Dalam cerita pendek pelukisan deskripsi lima indera dan pendetilan suasana tak sebebas di novel. Cerita pendek tak sepanjang novel, jadi perlu penempatan mana yang sebaiknya detil dan lengkap, dan mana yang sekiranya secukupnya saja. Detil dan lengkap digunakan untuk membangun cerita makin fokus dan hidup, demi sebuah bangunan cerita itu sendiri, tanpa meluber kemana-mana.

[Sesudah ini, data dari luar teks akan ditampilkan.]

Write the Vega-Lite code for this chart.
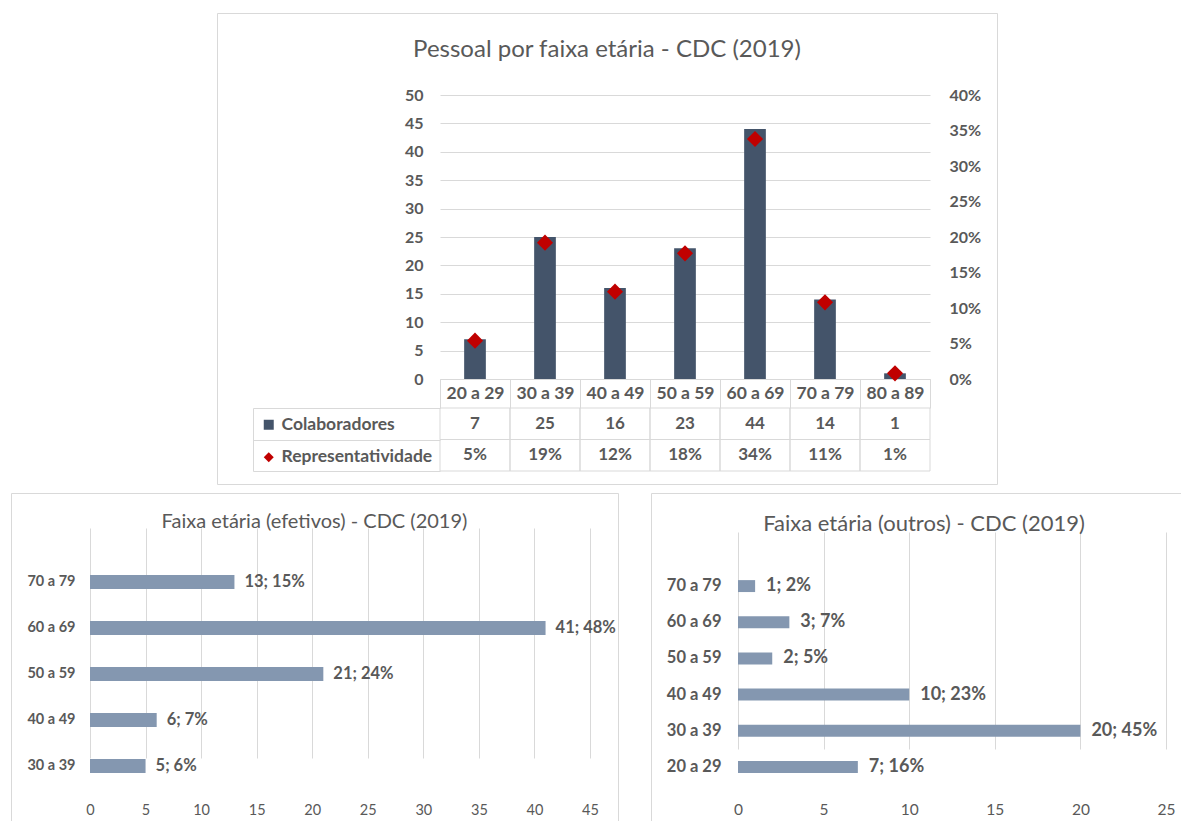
{
  "$schema": "https://vega.github.io/schema/vega-lite/v6.json",
  "padding": {"left": 10, "top": 12, "right": 0, "bottom": 0},
  "background": "white",
  "spacing": 7,
  "vconcat": [
    {
      "spacing": 0,
      "hconcat": [
        {
          "width": 205, "height": 10,
          "data": {"values": [{}]},
          "mark": {"type": "point", "opacity": 0},
          "encoding": {},
          "view": {"stroke": null}
        },
        {
          "width": 780, "height": 471,
          "title": {"text": "Pessoal por faixa etária - CDC (2019)", "fontSize": 24, "offset": -61, "baseline": "middle"},
          "data": {"values": [
            {"faixa": "20 a 29", "serie": "Colaboradores", "valor": 7},
            {"faixa": "30 a 39", "serie": "Colaboradores", "valor": 25},
            {"faixa": "40 a 49", "serie": "Colaboradores", "valor": 16},
            {"faixa": "50 a 59", "serie": "Colaboradores", "valor": 23},
            {"faixa": "60 a 69", "serie": "Colaboradores", "valor": 44},
            {"faixa": "70 a 79", "serie": "Colaboradores", "valor": 14},
            {"faixa": "80 a 89", "serie": "Colaboradores", "valor": 1},
            {"faixa": "20 a 29", "serie": "Representatividade", "valor": 0.054},
            {"faixa": "30 a 39", "serie": "Representatividade", "valor": 0.192},
            {"faixa": "40 a 49", "serie": "Representatividade", "valor": 0.123},
            {"faixa": "50 a 59", "serie": "Representatividade", "valor": 0.177},
            {"faixa": "60 a 69", "serie": "Representatividade", "valor": 0.338},
            {"faixa": "70 a 79", "serie": "Representatividade", "valor": 0.108},
            {"faixa": "80 a 89", "serie": "Representatividade", "valor": 0.008}
          ]},
          "encoding": {
            "x": {
              "field": "faixa", "type": "nominal", "sort": null, "title": null,
              "scale": {"range": [223, 713], "paddingInner": 0, "paddingOuter": 0},
              "axis": {"orient": "bottom", "offset": -105, "domain": true, "domainColor": "#d9d9d9", "ticks": true, "tickBand": "extent", "tickSize": 29, "tickColor": "#d9d9d9", "labelPadding": -15, "labelBaseline": "middle", "labelFontSize": 17.5, "labelFontWeight": "bold", "labelAngle": 0, "grid": false}
            },
            "color": {"field": "serie", "type": "nominal",
              "scale": {"domain": ["Colaboradores", "Representatividade"], "range": ["#44546a", "#c00000"]},
              "legend": {"orient": "none", "legendX": 249, "legendY": 403, "title": null, "padding": 0, "rowPadding": 13.5, "labelOffset": 4, "symbolSize": 100, "symbolStrokeWidth": 0, "labelFontSize": 17.5, "labelFontWeight": "bold", "labelColor": "#595959", "labelFont": "Lato"}}
          },
          "layer": [
            {
              "transform": [{"filter": "datum.serie === 'Colaboradores'"}],
              "mark": {"type": "bar", "width": {"band": 0.31}},
              "encoding": {
                "y": {"field": "valor", "type": "quantitative", "title": null,
                  "scale": {"domain": [0, 50], "range": [366, 82]},
                  "axis": {"orient": "left", "offset": -223, "values": [0, 5, 10, 15, 20, 25, 30, 35, 40, 45, 50], "grid": true, "gridColor": "#d9d9d9", "labelPadding": 17, "labelFontSize": 16, "labelFontWeight": "bold"}}
              }
            },
            {
              "transform": [{"filter": "datum.serie === 'Representatividade'"}],
              "mark": {"type": "point", "filled": true, "size": 260, "opacity": 1},
              "encoding": {
                "y": {"field": "valor", "type": "quantitative", "title": null,
                  "scale": {"domain": [0, 0.4], "range": [366, 82]},
                  "axis": {"orient": "right", "offset": -67, "values": [0, 0.05, 0.1, 0.15, 0.2, 0.25, 0.3, 0.35, 0.4], "format": ".0%", "grid": false, "labelPadding": 19, "labelFontSize": 16, "labelFontWeight": "bold"}},
                "shape": {"field": "serie", "type": "nominal",
                  "scale": {"domain": ["Colaboradores", "Representatividade"], "range": ["square", "diamond"]},
                  "legend": {"orient": "none", "legendX": 249, "legendY": 403, "title": null, "padding": 0, "rowPadding": 13.5, "labelOffset": 4, "symbolSize": 100, "symbolStrokeWidth": 0, "labelFontSize": 17.5, "labelFontWeight": "bold", "labelColor": "#595959", "labelFont": "Lato"}}
              }
            },
            {
              "layer": [
                {
                  "mark": {"type": "rect", "fill": "white", "fillOpacity": 0, "stroke": "#d9d9d9", "strokeWidth": 1},
                  "encoding": {
                    "color": {"value": null},
                    "y": {"field": "serie", "type": "nominal", "title": null,
                      "scale": {"domain": ["Colaboradores", "Representatividade"], "range": [395, 458], "paddingInner": 0, "paddingOuter": 0},
                      "axis": {"orient": "right", "offset": -744, "labels": false, "domain": true, "domainColor": "#d9d9d9", "ticks": true, "tickBand": "extent", "tickSize": 187, "tickColor": "#d9d9d9", "grid": false}}
                  }
                },
                {
                  "transform": [{"filter": "datum.serie === 'Colaboradores'"}],
                  "mark": {"type": "text", "fontSize": 17, "fontWeight": "bold", "fill": "#595959", "font": "Lato", "baseline": "middle"},
                  "encoding": {
                    "color": {"value": "#595959"},
                    "y": {"field": "serie", "type": "nominal", "title": null,
                      "scale": {"domain": ["Colaboradores", "Representatividade"], "range": [395, 458], "paddingInner": 0, "paddingOuter": 0},
                      "axis": {"orient": "right", "offset": -744, "labels": false, "domain": true, "domainColor": "#d9d9d9", "ticks": true, "tickBand": "extent", "tickSize": 187, "tickColor": "#d9d9d9", "grid": false}},
                    "text": {"field": "valor", "type": "quantitative", "format": "d"}
                  }
                },
                {
                  "transform": [{"filter": "datum.serie === 'Representatividade'"}],
                  "mark": {"type": "text", "fontSize": 17, "fontWeight": "bold", "fill": "#595959", "font": "Lato", "baseline": "middle"},
                  "encoding": {
                    "color": {"value": "#595959"},
                    "y": {"field": "serie", "type": "nominal", "title": null,
                      "scale": {"domain": ["Colaboradores", "Representatividade"], "range": [395, 458], "paddingInner": 0, "paddingOuter": 0},
                      "axis": {"orient": "right", "offset": -744, "labels": false, "domain": true, "domainColor": "#d9d9d9", "ticks": true, "tickBand": "extent", "tickSize": 187, "tickColor": "#d9d9d9", "grid": false}},
                    "text": {"field": "valor", "type": "quantitative", "format": ".0%"}
                  }
                }
              ]
            }
          ],
          "resolve": {"scale": {"y": "independent"}}
        }
      ]
    },
    {
      "spacing": 31,
      "hconcat": [
        {
          "width": 607, "height": 331,
          "title": {"text": "Faixa etária (efetivos) - CDC (2019)", "fontSize": 20, "offset": -49, "baseline": "middle"},
          "data": {"values": [
            {"faixa": "70 a 79", "n": 13, "pct": 0.15},
            {"faixa": "60 a 69", "n": 41, "pct": 0.48},
            {"faixa": "50 a 59", "n": 21, "pct": 0.24},
            {"faixa": "40 a 49", "n": 6, "pct": 0.07},
            {"faixa": "30 a 39", "n": 5, "pct": 0.06}
          ]},
          "transform": [{"calculate": "datum.n + '; ' + format(datum.pct, '.0%')", "as": "rotulo"}],
          "encoding": {
            "y": {"field": "faixa", "type": "nominal", "sort": null, "title": null,
              "scale": {"range": [66, 296], "paddingInner": 0, "paddingOuter": 0},
              "axis": {"orient": "left", "offset": -79, "labelPadding": 15, "labelFontSize": 14.5, "labelFontWeight": "bold"}},
            "x": {"field": "n", "type": "quantitative", "title": null,
              "scale": {"domain": [0, 45], "range": [79, 579]},
              "axis": {"orient": "bottom", "offset": -36, "values": [0, 5, 10, 15, 20, 25, 30, 35, 40, 45], "grid": true, "gridColor": "#d9d9d9", "labelFlush": false, "labelPadding": 22, "labelBaseline": "middle", "labelFontSize": 14.5}}
          },
          "layer": [
            {"mark": {"type": "bar", "color": "#8497b0", "height": {"band": 0.3}}},
            {"mark": {"type": "text", "align": "left", "baseline": "middle", "dx": 10, "fontSize": 16.5, "fontWeight": "bold", "color": "#595959", "font": "Lato"},
             "encoding": {"text": {"field": "rotulo", "type": "nominal"}}}
          ]
        },
        {
          "width": 546, "height": 331,
          "title": {"text": "Faixa etária (outros) - CDC (2019)", "fontSize": 22, "offset": -53, "baseline": "middle"},
          "data": {"values": [
            {"faixa": "70 a 79", "n": 1, "pct": 0.02},
            {"faixa": "60 a 69", "n": 3, "pct": 0.07},
            {"faixa": "50 a 59", "n": 2, "pct": 0.05},
            {"faixa": "40 a 49", "n": 10, "pct": 0.23},
            {"faixa": "30 a 39", "n": 20, "pct": 0.45},
            {"faixa": "20 a 29", "n": 7, "pct": 0.16}
          ]},
          "transform": [{"calculate": "datum.n + '; ' + format(datum.pct, '.0%')", "as": "rotulo"}],
          "encoding": {
            "y": {"field": "faixa", "type": "nominal", "sort": null, "title": null,
              "scale": {"range": [75, 292], "paddingInner": 0, "paddingOuter": 0},
              "axis": {"orient": "left", "offset": -87, "labelPadding": 17, "labelFontSize": 16.5, "labelFontWeight": "bold"}},
            "x": {"field": "n", "type": "quantitative", "title": null,
              "scale": {"domain": [0, 25], "range": [87, 515]},
              "axis": {"orient": "bottom", "offset": -35, "values": [0, 5, 10, 15, 20, 25], "grid": true, "gridColor": "#d9d9d9", "labelFlush": false, "labelPadding": 20, "labelBaseline": "middle", "labelFontSize": 15.5}}
          },
          "layer": [
            {"mark": {"type": "bar", "color": "#8497b0", "height": {"band": 0.33}}},
            {"mark": {"type": "text", "align": "left", "baseline": "middle", "dx": 11, "fontSize": 18, "fontWeight": "bold", "color": "#595959", "font": "Lato"},
             "encoding": {"text": {"field": "rotulo", "type": "nominal"}}}
          ]
        }
      ]
    }
  ],
  "config": {
    "view": {"stroke": "#d9d9d9", "strokeWidth": 1},
    "font": "Lato",
    "axis": {"labelFont": "Lato", "labelColor": "#595959", "domain": false, "ticks": false, "grid": false, "labelOverlap": false},
    "title": {"font": "Lato", "color": "#595959", "fontWeight": "normal", "anchor": "middle", "frame": "group"}
  }
}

Ketika membaca cerpen kita menemukan tokoh utama: aku, kau, atau nama orang. Itulah yang disebut sudut pandang. Sudut pandang orang pertama biasanya memakai aku sebagai tokoh utama. Hanya segala sesuatu yang dilihat, didengar, dirasakan dan diketahui oleh tokoh aku yang bisa diungkapkan. Dengan menggunakan sudut pandang pertama ini, kita tak bisa melukiskan perasaan dan pikiran tokoh lain. Contoh, Aku melihat nenek berjalan tertatih-tatih menuju kamarnya. Mukanya tampak sedih. Ia resah memikirkan bibiku yang ingin menjadi pembantu rumah tangga di Arab. Contoh itu salah, karena si tokoh [aku] tiba-tiba memasuki perasaan orang lain [nenek]. Mestinya: Aku melihat nenek berjalan tertatih-tatih menuju kamarnya. Mukanya tampak sedih. “Aku resah memikirkan bibimu yang ingin menjadi pembantu rumah tangga di Arab,” ucap lirih nenek padaku.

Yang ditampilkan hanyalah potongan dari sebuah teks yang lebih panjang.